Worth the price of admission to this blog, right there.
“Christians must be biblical absolutists” — yeah, but you don’t need the Bible for that.
You need the Word (Jesus), not the word (scripture).
Granted, rejecting any of the Word’s words is problematic.
Re your comments about men getting their wives buy-in on the Bible study. What then, sir, do you make of Jacob getting his wives buy-in to leave and go back to Canaan? Abraham and Sarah had fierce conversations also. I’m not a feminist, not an egalitarian, but there’s nothing wrong with a man letting his wife know that his commitment to the Bible study will take time away from their marriage.
there is also nothing sinful with a man not asking permission and doing things – cause you know he is meant to lead
“Hey, dear, I just wanted you to know that I signed up for this Radical Mentoring group. I am telling you dear because it’s going to require some time away on my part, time with the group and time with studying and I didn’t want you to feel like I’m neglecting you. I wouldn’t want you to start feeling miserable, like I didn’t love you or something.”

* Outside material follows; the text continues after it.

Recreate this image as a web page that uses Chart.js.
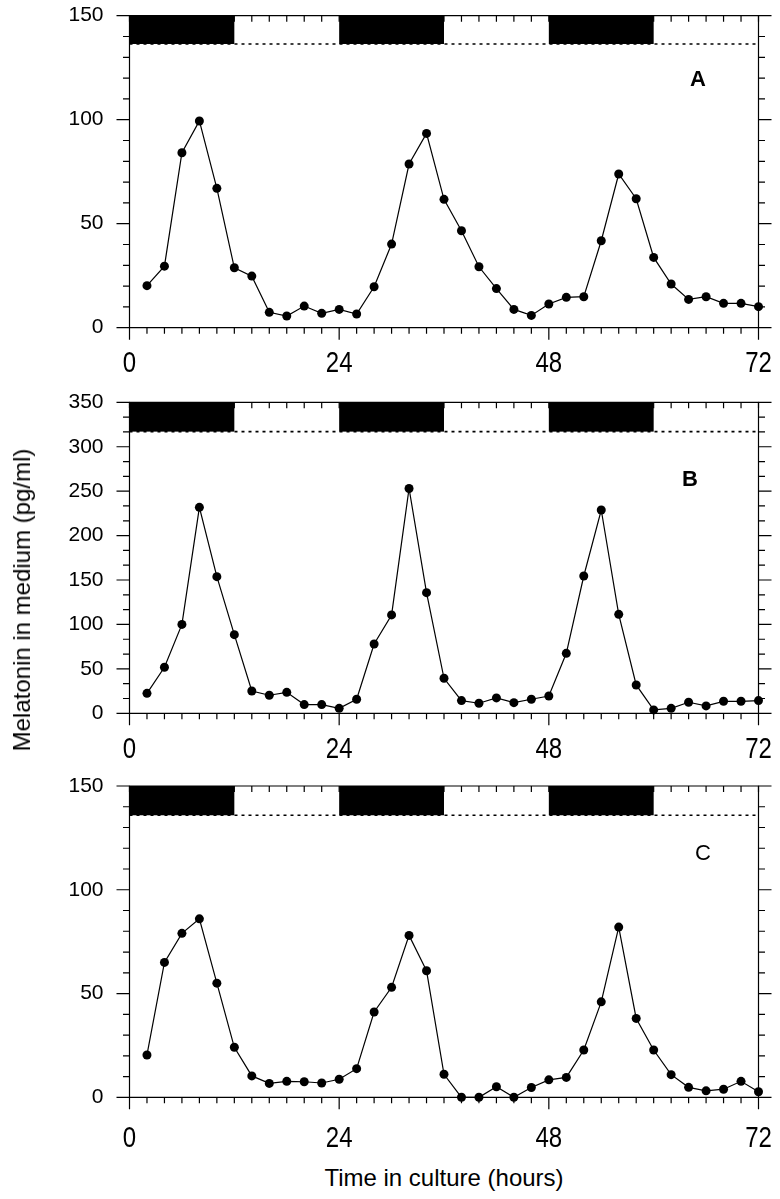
<!DOCTYPE html>
<html><head><meta charset="utf-8">
<script src="https://cdn.jsdelivr.net/npm/chart.js@4.4.0/dist/chart.umd.min.js"></script>
<style>
html,body{margin:0;padding:0;background:#fff;width:780px;height:1199px;overflow:hidden;position:relative;}
canvas{position:absolute;left:0;}
.lbl{position:absolute;font-family:"Liberation Sans",Arial,sans-serif;color:#000;white-space:nowrap;line-height:1;}
</style></head><body>
<canvas id="cA" width="780" height="390" style="top:0px"></canvas>
<canvas id="cB" width="780" height="395" style="top:380px"></canvas>
<canvas id="cC" width="780" height="395" style="top:765px"></canvas>
<div class="lbl" id="ytitle" style="left:22px;top:600px;font-size:24px;transform:translate(-50%,-50%) rotate(-90deg);">Melatonin in medium (pg/ml)</div>
<div class="lbl" id="xtitle" style="left:444px;top:1165.5px;font-size:24px;transform:translateX(-50%);">Time in culture (hours)</div>
<div class="lbl" style="left:698px;top:79px;font-size:22px;font-weight:bold;transform:translate(-50%,-50%);">A</div>
<div class="lbl" style="left:690px;top:479px;font-size:22px;font-weight:bold;transform:translate(-50%,-50%);">B</div>
<div class="lbl" style="left:703px;top:853px;font-size:22px;transform:translate(-50%,-50%);">C</div>
<script>
// ---- data ----
const hours = [2,4,6,8,10,12,14,16,18,20,22,24,26,28,30,32,34,36,38,40,42,44,46,48,50,52,54,56,58,60,62,64,66,68,70,72];
const melatoninA = [20.2,29.6,84.1,99.4,67,28.8,24.8,7.4,5.6,10.4,6.9,8.8,6.6,19.7,40.2,78.7,93.4,61.7,46.6,29.3,18.8,8.8,5.9,11.4,14.6,14.9,41.8,73.9,62,33.8,21,13.6,14.9,11.7,11.7,10.1];
const melatoninB = [22.5,51.8,100,231.8,153.8,88.5,25.1,20.3,23.6,9.8,9.8,5.6,15.8,78,110.7,253,135.8,39.4,14.3,11.3,17.3,12,15.8,19.5,67.5,154.5,228.8,111.4,31.9,3.8,5.6,12.4,8.3,13.5,13.5,14.3];
const melatoninC = [20.4,65,79,86,55,24.1,10.3,6.7,7.7,7.5,6.9,8.7,13.8,41.1,53,78,61,11.1,0,0,5.1,0,4.7,8.4,9.6,22.8,46,82,38,22.8,10.9,4.8,3.1,3.9,7.7,2.7];
const xTickLabels = [0,24,48,72];
const yTicksA = [0,50,100,150];
const yTicksB = [0,50,100,150,200,250,300,350];
const yTicksC = [0,50,100,150];
const darkPeriods = [[0,12],[24,36],[48,60]];   // hours of darkness
const barBottoms = [136.4, 317, 135.9];         // lower edge of light/dark bar (y units)

const frame = {
  id:'frame',
  beforeDatasetsDraw(chart, args, o){
    const {ctx, scales:{x,y}} = chart;
    const L=x.getPixelForValue(0), R=x.getPixelForValue(72);
    const T=y.getPixelForValue(y.max), B=y.getPixelForValue(0);
    const yb=y.getPixelForValue(o.barBottom);
    ctx.save();
    ctx.strokeStyle='#000'; ctx.fillStyle='#000';
    ctx.lineWidth=1.6; ctx.setLineDash([3,4]);
    ctx.beginPath(); ctx.moveTo(L,yb); ctx.lineTo(R,yb); ctx.stroke();
    ctx.setLineDash([]);
    darkPeriods.forEach(([a,b])=>{
      const xa=x.getPixelForValue(a), xb=x.getPixelForValue(b);
      ctx.fillRect(xa,T,xb-xa,yb-T);
    });
    ctx.lineWidth=1.2;
    ctx.beginPath();
    ctx.moveTo(L,T); ctx.lineTo(R,T); ctx.lineTo(R,B); ctx.lineTo(L,B); ctx.closePath();
    ctx.stroke();
    const n=Math.round(y.max/o.minor);
    ctx.beginPath();
    for(let i=0;i<=n;i++){
      const py=y.getPixelForValue(i*o.minor);
      const major=(i%o.every)===0;
      const len=major?13:6.5;
      ctx.moveTo(L-len,py); ctx.lineTo(L,py);
      ctx.moveTo(R,py); ctx.lineTo(R+len,py);
    }
    for(let h=0;h<=72;h+=2){
      const px=x.getPixelForValue(h);
      const len=(h%24===0)?12:6;
      ctx.moveTo(px,B); ctx.lineTo(px,B+len);
      ctx.moveTo(px,T); ctx.lineTo(px,T+6);
    }
    ctx.stroke();
    ctx.restore();
  },
  afterDraw(chart, args, o){
    // condensed x tick labels, placed with the x scale
    const {ctx, scales:{x}} = chart;
    const B=chart.chartArea.bottom;
    ctx.save();
    ctx.fillStyle='#000';
    ctx.font="30px 'Liberation Sans', Arial, sans-serif";
    ctx.textAlign='center'; ctx.textBaseline='middle';
    xTickLabels.forEach(v=>{
      ctx.save();
      ctx.translate(x.getPixelForValue(v), B+o.labelOffset);
      ctx.scale(0.8,1);
      ctx.fillText(String(v),0,0);
      ctx.restore();
    });
    ctx.restore();
  }
};

function makePanel(id, values, yTicks, minor, every, barBottom, topPad, xAxisH, labelOffset){
  const ymax=yTicks[yTicks.length-1];
  return new Chart(document.getElementById(id),{
    type:'line',
    data:{datasets:[{
      data:hours.map((h,i)=>({x:h,y:values[i]})),
      borderColor:'#000',borderWidth:1.2,tension:0,
      pointRadius:4.5,pointBackgroundColor:'#000',pointBorderColor:'#000',pointBorderWidth:0,
      clip:false
    }]},
    options:{
      responsive:false,animation:false,devicePixelRatio:1,
      layout:{autoPadding:false,padding:{top:topPad,right:21.5,left:0,bottom:0}},
      plugins:{legend:{display:false},tooltip:{enabled:false},frame:{barBottom,minor,every,labelOffset}},
      scales:{
        x:{type:'linear',min:0,max:72,
           grid:{display:false,drawTicks:false},border:{display:false},
           afterBuildTicks(s){s.ticks=xTickLabels.map(v=>({value:v}));},
           ticks:{display:false},
           afterFit(s){s.height=xAxisH;s.paddingLeft=0;s.paddingRight=0;}},
        y:{type:'linear',min:0,max:ymax,
           grid:{display:false,drawTicks:false},border:{display:false},
           afterBuildTicks(s){s.ticks=yTicks.map(v=>({value:v}));},
           ticks:{autoSkip:false,padding:26,color:'#000',
                  font:{family:"'Liberation Sans',Arial,sans-serif",size:21}},
           afterFit(s){s.width=129.5;s.paddingTop=0;s.paddingBottom=0;}}
      }
    },
    plugins:[frame]
  });
}
makePanel('cA',melatoninA,yTicksA,10,5,barBottoms[0],15.7,62.3,36);
makePanel('cB',melatoninB,yTicksB,50/3,3,barBottoms[1],22.3,61.7,36);
makePanel('cC',melatoninC,yTicksC,10,5,barBottoms[2],21,62.7,41);
</script>
</body></html>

Sure, and nobody here would object to that. But there is a vast difference between expecting ordinary courtesy from husbands, and forcing them to submit what amounts to a wifely permission slip, as if they were schoolchildren going to the zoo. Treating men like children, and their wives like their mothers, is a very poor way to help men lead their families.
Oh, please. I get so tired of all this. People get far too rigid. Did you read my first comment? JACOB got Leah and Rachel’s buy-in before he led them back to Canaan. I see a lot more conversation going on between husbands and wives in the Bible than you all give credit to. You all see a model of submission where husbands don’t talk anything over with their wives, but that is not the case.
Hi Pamela, who is saying that men should not discuss things with their wives? I can’t imagine that anyone would undertake a program imposing a major time commitment without discussing the implications with his wife. But that is different from demanding that he has his wife’s consent. I think Doug’s issue was the spousal consent requirement when churches don’t typically demand a husband’s permission for a wife to sing in the choir or attend a church book group.
Parizo wrote:
Actually, in response to Parizo’s proposed husband-wife communication, Uberti wrote:
Selective inattention.
aww your treat your husband like your child
do not be surprised if he leaves you for a woman who respects him
Don’t know who you were directing that to, but I was absolutely opposed to requiring a husband to have his wife’s consent. I think it is treating him like a child==which is wrong.
Don’t be such a drama llama. (Stole that from the redoubtable Mrs. Merkle, or was it the other one? I can’t keep them straight.) You saw my post. Respond to what I actually said, or if you cannot, then exercise – or feign – discretion.
are you Pamela?!!
Farinata, I used that wonderful expression on my Snowflake tonight. She looked at me balefully which is a sure sign that the arrow hit its mark.
I know, right? Fantastic turn of phrase.